There is no real attempt at cohesiveness or in trying to project a homogeneity. But then that is exactly what modern India is - many different peoples, many different climates and perhaps myriad moods and seasons, each one more intoxicating or confusing than the other. Like Sudhakar in "Abyss." This deeply moving story of gender confusion, role changing and finally a transformation, leaves one stunned. Human emotions and their complexity like in the case of the mother, who in her desire to have a male child, refuses to let her little girl be a little girl. No doll, Only guns. But can instinct and craving overcome nature? The abyss that follows is deep and swallows up Sudhakar eventually.

Or "The Man In the Sheet and I." A beautiful Urdu story about malevolent human emotions - pride, anger, disgust finally leading to unrest. The plot is simple enough. A man lying on a train berth in a suburn train in Mumbai. It is crowded and people jostle for space, cursing him, yet no one attempts to wake him up wondering at his temerity under the sheet that covers his face. The sheet is like an impenetrable wall, till that is removed and the truth shows its ugly face. Emotions run helter skelter. Are we men or beasts?
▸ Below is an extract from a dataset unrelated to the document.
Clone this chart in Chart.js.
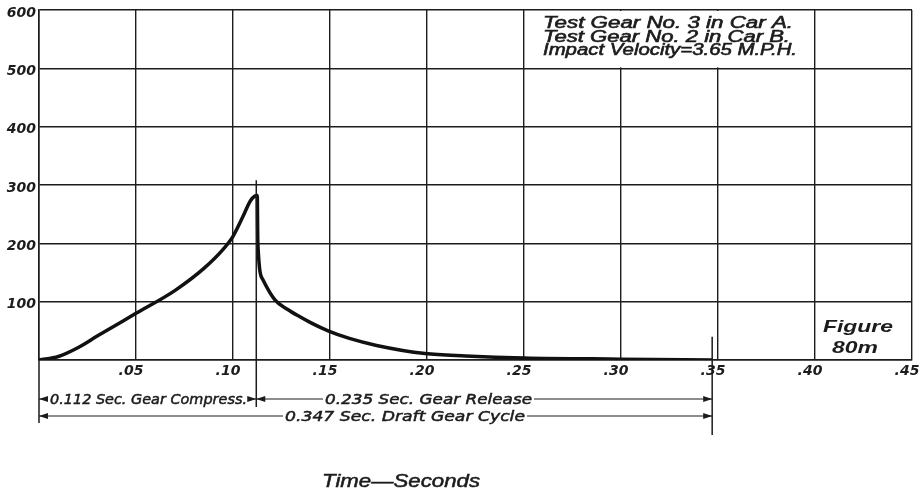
<!DOCTYPE html>
<html>
<head>
<meta charset="utf-8">
<script src="https://cdn.jsdelivr.net/npm/chart.js@4"></script>
<style>
  html, body { margin: 0; padding: 0; background: #fff; }
  #wrap { width: 919px; height: 494px; }
</style>
</head>
<body>
<div id="wrap"><canvas id="gearChart" width="919" height="494"></canvas></div>
<script>
// time in seconds, force
const times = [0, 0.01, 0.02, 0.03, 0.05, 0.07, 0.085, 0.095, 0.1, 0.105, 0.109,
  0.1113, 0.1125, 0.1128, 0.1155, 0.1216, 0.128, 0.1345, 0.14, 0.149, 0.16, 0.174,
  0.199, 0.22, 0.25, 0.30, 0.347];
const force = [0, 6, 21, 41, 80, 119, 157, 190, 212, 245, 273,
  281, 282, 200, 137, 103, 87, 74, 64, 50, 37, 25,
  11, 7, 3.5, 1.5, 0];

const xTickLabels = ['', '.05', '.10', '.15', '.20', '.25', '.30', '.35', '.40', '.45'];
const yTickLabels = ['', '100', '200', '300', '400', '500', '600'];

const noteLines = ['Test Gear No. 3 in Car A.', 'Test Gear No. 2 in Car B.', 'Impact Velocity=3.65 M.P.H.'];
const figureLines = ['Figure', '80m'];
const spanStarts = [0, 0.112, 0];
const spanEnds = [0.112, 0.347, 0.347];
const spanLabels = ['0.112 Sec. Gear Compress.', '0.235 Sec. Gear Release', '0.347 Sec. Draft Gear Cycle'];
const xTitle = 'Time\u2014Seconds';

const INK = '#1c1c1c';
const tickFont = { family: 'DejaVu Sans', size: 14, style: 'italic', weight: 'bold' };

function fitText(ctx, text, x, y, width, heavy) {
    const w = ctx.measureText(text).width;
    ctx.save();
    ctx.translate(x, y);
    ctx.scale(width / w, 1);
    ctx.fillText(text, 0, 0);
    if (heavy) {
        ctx.lineWidth = heavy;
        ctx.strokeText(text, 0, 0);
    }
    ctx.restore();
}

function arrowHead(ctx, x, y, dir) {
    ctx.beginPath();
    ctx.moveTo(x, y);
    ctx.lineTo(x - dir * 9, y - 3);
    ctx.lineTo(x - dir * 9, y + 3);
    ctx.closePath();
    ctx.fill();
}

const notesPlugin = {
    id: 'notes',
    beforeDatasetsDraw(chart) {
        // clear the grid behind the test note
        const { ctx, scales: { x, y } } = chart;
        ctx.save();
        ctx.fillStyle = '#fff';
        const l = x.getPixelForValue(0.25), r = x.getPixelForValue(0.40);
        const t = y.getPixelForValue(600), b = y.getPixelForValue(500);
        ctx.fillRect(l + 1, t + 1, r - l - 2, b - t - 2);
        ctx.restore();
    },
    afterDraw(chart) {
        const { ctx, chartArea, scales: { x, y } } = chart;
        ctx.save();
        ctx.fillStyle = INK;
        ctx.strokeStyle = INK;
        ctx.textBaseline = 'alphabetic';

        // note in the top row
        ctx.font = 'italic 16px "Liberation Sans"';
        fitText(ctx, noteLines[0], 543, 28, 250, 0.6);
        fitText(ctx, noteLines[1], 543, 41.5, 247, 0.6);
        fitText(ctx, noteLines[2], 543, 55, 254, 0.6);

        // figure label
        ctx.font = 'bold italic 17px "Liberation Sans"';
        fitText(ctx, figureLines[0], 823, 332, 70);
        fitText(ctx, figureLines[1], 832, 353, 46);

        // marker lines
        const base = chartArea.bottom;
        ctx.lineWidth = 1.5;
        ctx.beginPath();
        ctx.moveTo(x.getPixelForValue(0.112), y.getPixelForValue(308));
        ctx.lineTo(x.getPixelForValue(0.112), base + 47);
        ctx.moveTo(x.getPixelForValue(0.347), y.getPixelForValue(40));
        ctx.lineTo(x.getPixelForValue(0.347), base + 75);
        ctx.moveTo(chartArea.left, base);
        ctx.lineTo(chartArea.left, base + 63);
        ctx.stroke();

        // span arrows
        const rows = [base + 39, base + 39, base + 56];
        const labelStart = [50, 325, 285];
        const labelWidth = [197, 207, 240];
        ctx.font = 'italic 14px "DejaVu Sans"';
        for (let i = 0; i < spanLabels.length; i++) {
            const xa = x.getPixelForValue(spanStarts[i]);
            const xb = x.getPixelForValue(spanEnds[i]);
            const yy = rows[i];
            const ts = labelStart[i], te = ts + labelWidth[i];
            ctx.lineWidth = 1.2;
            ctx.beginPath();
            ctx.moveTo(xa, yy); ctx.lineTo(ts - 2, yy);
            ctx.moveTo(te + 2, yy); ctx.lineTo(xb, yy);
            ctx.stroke();
            arrowHead(ctx, xa, yy, -1);
            arrowHead(ctx, xb, yy, 1);
            fitText(ctx, spanLabels[i], ts, yy + 5, labelWidth[i], 0.5);
        }

        // axis title
        ctx.font = 'italic 18px "Liberation Sans"';
        fitText(ctx, xTitle, 322, 487, 158, 0.5);
        ctx.restore();
    }
};

const points = times.map((t, i) => ({ x: t, y: force[i] }));

new Chart(document.getElementById('gearChart'), {
    type: 'line',
    data: {
        datasets: [{
            data: points,
            borderColor: '#111',
            borderWidth: 3.5,
            pointRadius: 0,
            cubicInterpolationMode: 'monotone',
            fill: false
        }]
    },
    options: {
        responsive: false,
        animation: false,
        events: [],
        layout: { padding: { top: 10, right: 7, left: 0, bottom: 0 } },
        plugins: { legend: { display: false }, tooltip: { enabled: false } },
        scales: {
            x: {
                type: 'linear',
                min: 0,
                max: 0.45,
                afterFit(scale) { scale.height = 134; scale.paddingLeft = 0; scale.paddingRight = 0; },
                grid: { color: INK, lineWidth: 1.4, drawTicks: false },
                border: { color: INK, width: 1.6 },
                ticks: {
                    stepSize: 0.05,
                    padding: 3,
                    labelOffset: -5,
                    color: INK,
                    maxRotation: 0,
                    font: tickFont,
                    callback: (v, i) => xTickLabels[i]
                }
            },
            y: {
                min: 0,
                max: 600,
                afterFit(scale) { scale.width = 39; scale.paddingTop = 0; scale.paddingBottom = 0; },
                grid: { color: INK, lineWidth: 1.4, drawTicks: false },
                border: { color: INK, width: 1.6 },
                ticks: {
                    stepSize: 100,
                    padding: 3,
                    labelOffset: 3,
                    color: INK,
                    font: tickFont,
                    callback: (v, i) => yTickLabels[i]
                }
            }
        }
    },
    plugins: [notesPlugin]
});
</script>
</body>
</html>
Does aloneness become lonliness in time? "Very Lonely She", translated from Sindhi, is a touching story about how distances, physical and otherwise, can reduce life to a period of waiting which finally turns into grief as the realisation sinks in that one is alone forever.

Perhaps one of the more unusual entries is "Music of the Cyber Waves." The story of a guard on night duty, who, finally bored by his work and to avoid sleeping on the job, invents a dangerous game. One where he tiptoes into the master's house and murders his mistress. The game goes on, till one day it passes into the realm of daylight fantasy and then?

These are 17 short stories, each one like a polished jewel. Crafted rough and yet honed to perfection. The translations have in them the same urgency that the writer tries to convey through his story. These are stories of desire, of want, of love, anger, distrust and disgust. Human emotions all. Universal in their theme. A salute to Katha for sharing with us what we may have missed otherwise.

SUCHITRA BEHAL

Katha Prize Stories, edited by Geeta Dharmarajan and Nandita Aggarwal, Katha, Rs. 250.